======== GIVEN INFORMATION

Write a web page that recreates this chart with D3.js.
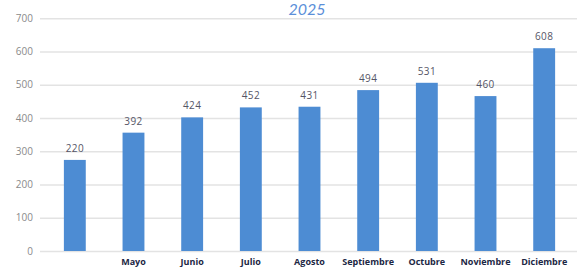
<!DOCTYPE html>
<html>
<head>
<meta charset="utf-8">
<script src="https://cdn.jsdelivr.net/npm/d3@7"></script>
<style>
  body { margin: 0; background: #fff; }
  svg { display: block; }
</style>
</head>
<body>
<div id="chart"></div>
<script>
// months shown (the first bar has no visible label in the picture)
let months = ['Abril', 'Mayo', 'Junio', 'Julio', 'Agosto', 'Septiembre', 'Octubre', 'Noviembre', 'Diciembre']
let monthLabels = ['', 'Mayo', 'Junio', 'Julio', 'Agosto', 'Septiembre', 'Octubre', 'Noviembre', 'Diciembre']
// bar heights as drawn
let barValues = [274, 356, 402, 432, 434, 484, 506, 466, 610]
// value labels printed over the bars
let valueLabels = ['220', '392', '424', '452', '431', '494', '531', '460', '608']
let yTicks = [0, 100, 200, 300, 400, 500, 600, 700]
let title = '2025'

let width = 577
let height = 267
let margin = { top: 18, left: 40, right: 0, bottom: 16 }

let svg = d3
  .select('#chart')
  .append('svg')
  .attr('width', width)
  .attr('height', height)

let x = d3
  .scaleBand()
  .domain(months)
  .range([margin.left + 1, width + 1])
  .paddingInner(0.627)
  .paddingOuter(0.39)

let y = d3
  .scaleLinear()
  .domain([0, 700])
  .range([251, 18.3])

// gridlines + y labels
let yAxis = svg
  .append('g')
  .attr('transform', 'translate(' + margin.left + ',0)')
  .call(
    d3.axisLeft(y)
      .tickValues(yTicks)
      .tickSize(-(width - margin.left))
      .tickPadding(7)
  )
yAxis.select('.domain').remove()
yAxis.selectAll('.tick line').attr('stroke', '#e3e3e3').attr('stroke-width', 1.5)
yAxis
  .selectAll('.tick text')
  .attr('fill', '#8a8a8a')
  .attr('font-family', 'Open Sans, sans-serif')
  .attr('font-size', 10)

// title
svg
  .append('text')
  .attr('x', 307)
  .attr('y', 15)
  .attr('text-anchor', 'middle')
  .attr('font-family', 'Lato, sans-serif')
  .attr('font-style', 'italic')
  .attr('font-size', 16)
  .attr('fill', '#5b8fd9')
  .text(title)

let data = months.map((m, i) => ({ month: m, value: barValues[i], label: valueLabels[i] }))

svg
  .append('g')
  .selectAll('.bar')
  .data(data)
  .enter()
  .append('rect')
  .attr('class', 'bar')
  .attr('x', d => x(d.month))
  .attr('width', x.bandwidth())
  .attr('y', d => y(d.value))
  .attr('height', d => y(0) - y(d.value))
  .attr('fill', '#4d8cd3')

svg
  .append('g')
  .selectAll('.value-label')
  .data(data)
  .enter()
  .append('text')
  .attr('class', 'value-label')
  .attr('x', d => x(d.month) + x.bandwidth() / 2)
  .attr('y', d => y(d.value) - 8)
  .attr('text-anchor', 'middle')
  .attr('font-family', 'Open Sans, sans-serif')
  .attr('font-size', 10)
  .attr('letter-spacing', 0.4)
  .attr('fill', '#555566')
  .text(d => d.label)

// month labels
let xAxis = svg
  .append('g')
  .attr('transform', 'translate(0,' + y(0) + ')')
  .call(
    d3.axisBottom(x)
      .tickSize(0)
      .tickPadding(8)
      .tickFormat((d, i) => monthLabels[i])
  )
xAxis.select('.domain').remove()
xAxis
  .selectAll('.tick text')
  .attr('fill', '#1c2744')
  .attr('font-family', 'Open Sans, sans-serif')
  .attr('font-weight', 'bold')
  .attr('font-size', 9)
</script>
</body>
</html>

================

• [WHAT THE TASK ASKS]:
Repeat only what lies between the start of the data and the end of the line containing "let title = '2025'", exactly, with pictures left out.

• [PROBLEM SOLUTION]:
Write a web page that recreates this chart with D3.js.
<!DOCTYPE html>
<html>
<head>
<meta charset="utf-8">
<script src="https://cdn.jsdelivr.net/npm/d3@7"></script>
<style>
  body { margin: 0; background: #fff; }
  svg { display: block; }
</style>
</head>
<body>
<div id="chart"></div>
<script>
// months shown (the first bar has no visible label in the picture)
let months = ['Abril', 'Mayo', 'Junio', 'Julio', 'Agosto', 'Septiembre', 'Octubre', 'Noviembre', 'Diciembre']
let monthLabels = ['', 'Mayo', 'Junio', 'Julio', 'Agosto', 'Septiembre', 'Octubre', 'Noviembre', 'Diciembre']
// bar heights as drawn
let barValues = [274, 356, 402, 432, 434, 484, 506, 466, 610]
// value labels printed over the bars
let valueLabels = ['220', '392', '424', '452', '431', '494', '531', '460', '608']
let yTicks = [0, 100, 200, 300, 400, 500, 600, 700]
let title = '2025'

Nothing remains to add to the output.